When casting a baitcaster, if all the previous components are properly dialed in and you're still not getting any farther out on your casts. You might have hit your limit as to how far you can cast. A 10-year-old will not be able to cast as far as a 30-year-old in most cases.
How To Cast a Baitcaster With a Light Lure
- To cast with light lures, the secret is in the rod. Having a medium rod with a fast action tip is key to cast a light lure well. Next again is setting that baitcaster reel just right, so the lure or bait's weight causes the spool to unfurl till the lure touches the ground or the water's surface.
- Next, you want to have about 2-feet of line hanging off the tip of the rod, in contrast to 6-inches with heavier lures. Having 2-feet helps load that rod with potential energy in the backcast and releases that energy at the end of the cast.
- Lastly, don't try to overpower the cast. Meaning, don't throw your arm out while casting to get more distance. Casting too hard will only cause more problems like a backlash. Be mindful of wind when casting lighter lures, as it will have a greater effect on distance and backlashes. We have included a video to demonstrate the steps listed above.

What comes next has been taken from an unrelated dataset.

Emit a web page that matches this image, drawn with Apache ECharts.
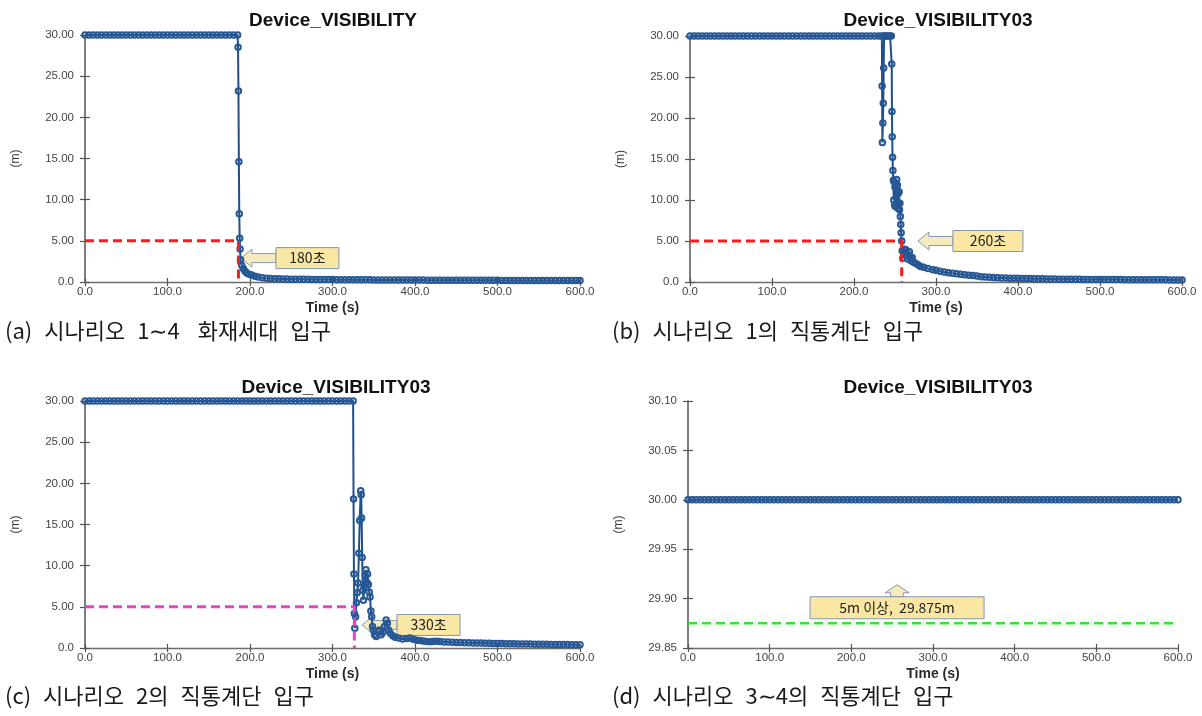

Casting a baitcaster doesn't have to be intimidating. The key is getting your reel set up properly before you begin and then playing with that setup till you get it perfect for you. When fishing, it's important to take advice from everyone, but only applying the advice that works best for you.
Many great professional golfers and baseball players have funny-looking swings, but it works for them, and they're making millions. So if you develop a funny-looking cast, but it works for you, it isn't really funny looking, it's perfect. Till next time folks, tight lines!
People Also Ask
How Far Can You Cast a Baitcaster?
On average, 30-45 yards is about the max, depending on your setup. Some anglers like to cheat and attach their line to a drone with a release mechanism and fly them over their desired spot and drop them in.
Can You Cast Light Lures With a Baitcaster?
You can use light lures when with a baitcaster, but having the medium-sized rod with a fast action tip is a must. Also, having your reel set for the lighter lure is vital for a successful cast.
Can You Finesse Fish With a Baitcaster?
Why Can't My Baitcaster Cast Far?
If you're having issues casting far with a baitcaster, the problem might be in your reel setup. When you have the lure attached, make sure the reel tension isn't too tight.